Extreme uncertainty is driving global markets, with all assets experiencing sharp and severe sell-offs due to liquidity squeezes. All nodes of apparent liquidity are being tapped, which has even resulted in the drying up of the US treasury market. Locally, government bonds have not been spared with an almost instantaneous 3.5% rise in yields which has translated into an approximate 25% drop in capital values. The size of the latest impact is dwarfing the metrics last seen during both the global financial crisis and the infamous Nene-gate saga. On a positive note, the Northstar Income fund has an extremely healthy liquidity profile, with 13% on call, 21% in government bonds and 4.5% in global currencies, which is immunising investors against any permanent capital losses.
This leaves a balance of 61% exposed to corporate related credit risk. Of this portion, a significant 53% is held in senior bank paper, spread across the four majors. The balance is a 5.5% weighting to senior A-grade corporates and 2.5% exposure to subordinated debt. The portfolio has zero exposure to tier 1 and tier 2 paper, which is the likely area of the credit market to experience distress during a credit event.
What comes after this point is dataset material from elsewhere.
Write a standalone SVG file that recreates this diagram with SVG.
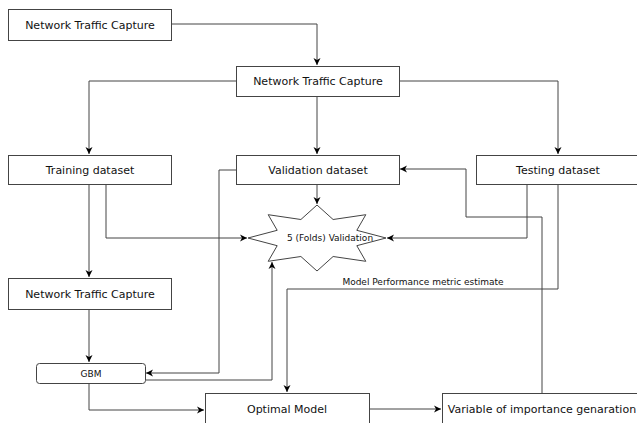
<svg xmlns="http://www.w3.org/2000/svg" width="637" height="423" viewBox="0 0 637 423">
<style>
.box{fill:#fff;stroke:#444;stroke-width:1}
.t{font-family:"DejaVu Sans",sans-serif;font-size:11px;fill:#111;text-anchor:middle}
.s{font-family:"DejaVu Sans",sans-serif;font-size:9px;fill:#111;text-anchor:middle}
.c{fill:none;stroke:#444;stroke-width:1}
</style>
<defs>
<marker id="ah" markerWidth="8" markerHeight="8" refX="7" refY="4" orient="auto" markerUnits="userSpaceOnUse">
<path d="M0,0.5 L7,4 L0,7.5 L2,4 z" fill="#000"/>
</marker>
</defs>
<rect width="637" height="423" fill="#fff"/>
<g id="connectors">
<polyline class="c" points="171,24 317,24 317,65" marker-end="url(#ah)"/>
<polyline class="c" points="236,81 89,81 89,154" marker-end="url(#ah)"/>
<polyline class="c" points="317,96 317,154" marker-end="url(#ah)"/>
<polyline class="c" points="399,81 558,81 558,154" marker-end="url(#ah)"/>
<polyline class="c" points="106,184 106,238 247,238" marker-end="url(#ah)"/>
<polyline class="c" points="317,184 317,204" marker-end="url(#ah)"/>
<polyline class="c" points="527,184 527,238 387,238" marker-end="url(#ah)"/>
<polyline class="c" points="89,184 89,277" marker-end="url(#ah)"/>
<polyline class="c" points="89,309 89,362" marker-end="url(#ah)"/>
<polyline class="c" points="236,170 219,170 219,373 146,373" marker-end="url(#ah)"/>
<polyline class="c" points="145,380 272,380 272,262" marker-end="url(#ah)"/>
<polyline class="c" points="89,383 89,410 204,410" marker-end="url(#ah)"/>
<polyline class="c" points="369,409 441,409" marker-end="url(#ah)"/>
<polyline class="c" points="542,393 542,217 466,217 466,169 400,169" marker-end="url(#ah)"/>
<polyline class="c" points="558,184 558,289 287,289 287,392" marker-end="url(#ah)"/>
<text class="s" x="423" y="285">Model Performance metric estimate</text>
</g>
<g id="capture1"><rect class="box" x="8.5" y="9.5" width="163" height="31"/><text class="t" x="90" y="28.5">Network Traffic Capture</text></g>
<g id="capture2"><rect class="box" x="236.5" y="66.5" width="163" height="30"/><text class="t" x="318" y="85">Network Traffic Capture</text></g>
<g id="training"><rect class="box" x="8.5" y="155.5" width="163" height="29"/><text class="t" x="90" y="174">Training dataset</text></g>
<g id="validation"><rect class="box" x="236.5" y="155.5" width="163" height="29"/><text class="t" x="318" y="174">Validation dataset</text></g>
<g id="testing"><rect class="box" x="476.5" y="155.5" width="164" height="29"/><text class="t" x="558" y="174">Testing dataset</text></g>
<g id="folds"><polygon class="box" points="386,238 356.8,230.3 365.8,214.7 333.1,219.5 317,205 300.9,219.5 268.2,214.7 277.2,230.3 248,238 277.2,245.7 268.2,261.3 300.9,256.5 317,271 333.1,256.5 365.8,261.3 356.8,245.7"/><text class="s" x="330" y="241">5 (Folds) Validation</text></g>
<g id="capture3"><rect class="box" x="8.5" y="278.5" width="163" height="31"/><text class="t" x="90" y="297.5">Network Traffic Capture</text></g>
<g id="gbm"><rect class="box" x="36.5" y="363.5" width="109" height="20" rx="3"/><text class="s" x="91" y="376.5">GBM</text></g>
<g id="optimal"><rect class="box" x="205.5" y="393.5" width="164" height="40"/><text class="t" x="287" y="413">Optimal Model</text></g>
<g id="variable"><rect class="box" x="442.5" y="393.5" width="200" height="40"/><text class="t" x="542" y="413">Variable of importance genaration</text></g>
</svg>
We have selectively been gaining exposure to higher yielding government fixed bonds, reducing exposure to corporates in favour of government paper and gradually reducing our exposure to global currencies. The net result has seen the yield in the Northstar Income Fund rise from 7.5% to close to 9% and the weighted average maturity has increased slightly to 4.9 years. The portfolio remains well exposed to liquid assets which allows for further opportunistic positioning should this market correction intensify.